### Task brief
Write out the data below exactly as given, without any of its pictures.

### Dataset extract
☆ ☆ ☆ ☆ ☆ ☆ ☆

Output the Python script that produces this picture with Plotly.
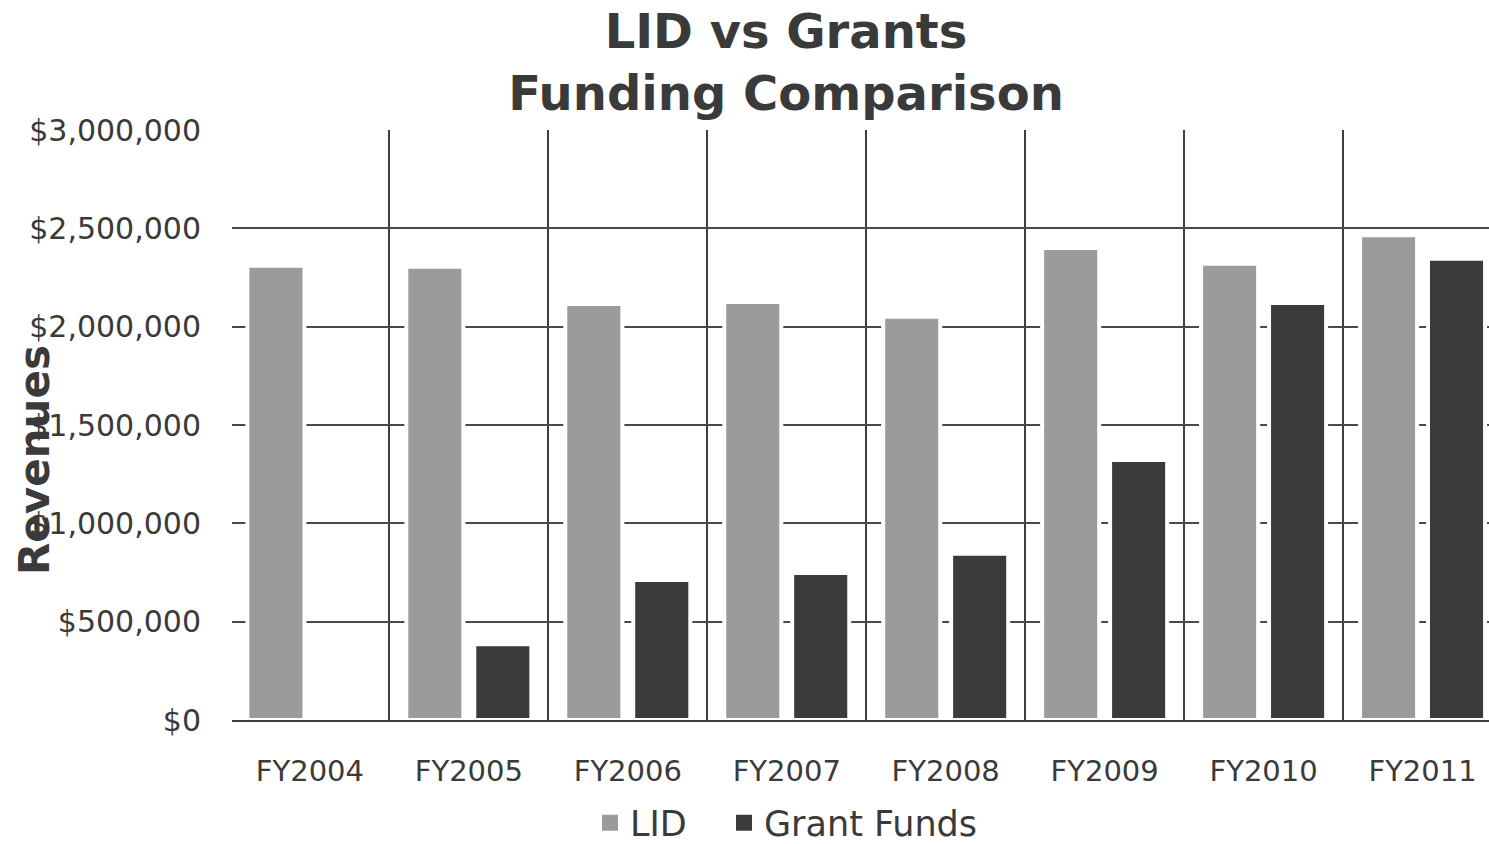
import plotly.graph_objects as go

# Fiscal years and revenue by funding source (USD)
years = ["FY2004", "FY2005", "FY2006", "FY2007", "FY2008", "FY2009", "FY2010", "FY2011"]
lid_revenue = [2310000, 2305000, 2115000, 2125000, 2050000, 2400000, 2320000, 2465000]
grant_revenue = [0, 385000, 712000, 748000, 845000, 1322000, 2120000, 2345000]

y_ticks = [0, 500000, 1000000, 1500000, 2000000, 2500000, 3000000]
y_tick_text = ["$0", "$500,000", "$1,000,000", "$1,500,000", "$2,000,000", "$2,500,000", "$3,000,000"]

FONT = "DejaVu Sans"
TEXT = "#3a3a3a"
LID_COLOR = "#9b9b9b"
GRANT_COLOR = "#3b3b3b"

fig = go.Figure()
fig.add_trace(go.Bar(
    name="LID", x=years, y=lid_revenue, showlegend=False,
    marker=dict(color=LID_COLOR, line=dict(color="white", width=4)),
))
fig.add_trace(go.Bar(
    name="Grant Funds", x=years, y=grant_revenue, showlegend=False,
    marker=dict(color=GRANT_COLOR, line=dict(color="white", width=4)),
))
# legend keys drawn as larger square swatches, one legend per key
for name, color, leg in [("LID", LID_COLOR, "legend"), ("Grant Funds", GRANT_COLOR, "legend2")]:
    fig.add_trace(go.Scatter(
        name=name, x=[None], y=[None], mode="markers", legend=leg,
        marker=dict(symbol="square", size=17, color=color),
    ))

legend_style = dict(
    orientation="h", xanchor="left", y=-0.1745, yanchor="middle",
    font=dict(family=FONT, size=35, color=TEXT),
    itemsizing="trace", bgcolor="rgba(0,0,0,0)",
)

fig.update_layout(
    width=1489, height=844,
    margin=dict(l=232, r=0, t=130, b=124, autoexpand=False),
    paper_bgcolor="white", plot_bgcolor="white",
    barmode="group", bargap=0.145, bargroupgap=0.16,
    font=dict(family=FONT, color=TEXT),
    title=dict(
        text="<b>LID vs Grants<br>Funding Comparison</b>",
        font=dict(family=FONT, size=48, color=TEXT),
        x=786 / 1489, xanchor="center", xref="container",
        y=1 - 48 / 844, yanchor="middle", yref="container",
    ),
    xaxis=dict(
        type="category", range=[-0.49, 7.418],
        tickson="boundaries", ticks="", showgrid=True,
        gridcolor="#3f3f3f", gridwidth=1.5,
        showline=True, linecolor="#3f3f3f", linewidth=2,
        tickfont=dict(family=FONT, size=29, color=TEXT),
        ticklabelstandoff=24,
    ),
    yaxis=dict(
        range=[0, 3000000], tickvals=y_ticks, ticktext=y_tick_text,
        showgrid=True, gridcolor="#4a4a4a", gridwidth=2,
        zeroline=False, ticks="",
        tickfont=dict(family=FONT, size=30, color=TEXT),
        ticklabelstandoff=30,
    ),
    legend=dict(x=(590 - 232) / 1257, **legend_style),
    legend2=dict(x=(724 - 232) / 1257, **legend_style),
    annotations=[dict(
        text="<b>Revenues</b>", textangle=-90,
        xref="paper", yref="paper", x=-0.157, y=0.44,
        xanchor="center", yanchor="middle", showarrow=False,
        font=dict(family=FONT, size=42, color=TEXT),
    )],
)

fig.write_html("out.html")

☆ ☆ ☆ ☆ ☆ ☆ ☆

### Result for this exercise
Output the Python script that produces this picture with Plotly.
import plotly.graph_objects as go

# Fiscal years and revenue by funding source (USD)
years = ["FY2004", "FY2005", "FY2006", "FY2007", "FY2008", "FY2009", "FY2010", "FY2011"]
lid_revenue = [2310000, 2305000, 2115000, 2125000, 2050000, 2400000, 2320000, 2465000]
grant_revenue = [0, 385000, 712000, 748000, 845000, 1322000, 2120000, 2345000]

y_ticks = [0, 500000, 1000000, 1500000, 2000000, 2500000, 3000000]
y_tick_text = ["$0", "$500,000", "$1,000,000", "$1,500,000", "$2,000,000", "$2,500,000", "$3,000,000"]

FONT = "DejaVu Sans"
TEXT = "#3a3a3a"
LID_COLOR = "#9b9b9b"
GRANT_COLOR = "#3b3b3b"

fig = go.Figure()
fig.add_trace(go.Bar(
    name="LID", x=years, y=lid_revenue, showlegend=False,
    marker=dict(color=LID_COLOR, line=dict(color="white", width=4)),
))
fig.add_trace(go.Bar(
    name="Grant Funds", x=years, y=grant_revenue, showlegend=False,
    marker=dict(color=GRANT_COLOR, line=dict(color="white", width=4)),
))
# legend keys drawn as larger square swatches, one legend per key
for name, color, leg in [("LID", LID_COLOR, "legend"), ("Grant Funds", GRANT_COLOR, "legend2")]:
    fig.add_trace(go.Scatter(
        name=name, x=[None], y=[None], mode="markers", legend=leg,
        marker=dict(symbol="square", size=17, color=color),
    ))

legend_style = dict(
    orientation="h", xanchor="left", y=-0.1745, yanchor="middle",
    font=dict(family=FONT, size=35, color=TEXT),
    itemsizing="trace", bgcolor="rgba(0,0,0,0)",
)

fig.update_layout(
    width=1489, height=844,
    margin=dict(l=232, r=0, t=130, b=124, autoexpand=False),
    paper_bgcolor="white", plot_bgcolor="white",
    barmode="group", bargap=0.145, bargroupgap=0.16,
    font=dict(family=FONT, color=TEXT),
    title=dict(
        text="<b>LID vs Grants<br>Funding Comparison</b>",
        font=dict(family=FONT, size=48, color=TEXT),
        x=786 / 1489, xanchor="center", xref="container",
        y=1 - 48 / 844, yanchor="middle", yref="container",
    ),
    xaxis=dict(
        type="category", range=[-0.49, 7.418],
        tickson="boundaries", ticks="", showgrid=True,
        gridcolor="#3f3f3f", gridwidth=1.5,
        showline=True, linecolor="#3f3f3f", linewidth=2,
        tickfont=dict(family=FONT, size=29, color=TEXT),
        ticklabelstandoff=24,
    ),
    yaxis=dict(
        range=[0, 3000000], tickvals=y_ticks, ticktext=y_tick_text,
        showgrid=True, gridcolor="#4a4a4a", gridwidth=2,
        zeroline=False, ticks="",
        tickfont=dict(family=FONT, size=30, color=TEXT),
        ticklabelstandoff=30,
    ),
    legend=dict(x=(590 - 232) / 1257, **legend_style),
    legend2=dict(x=(724 - 232) / 1257, **legend_style),
    annotations=[dict(
        text="<b>Revenues</b>", textangle=-90,
        xref="paper", yref="paper", x=-0.157, y=0.44,
        xanchor="center", yanchor="middle", showarrow=False,
        font=dict(family=FONT, size=42, color=TEXT),
    )],
)

fig.write_html("out.html")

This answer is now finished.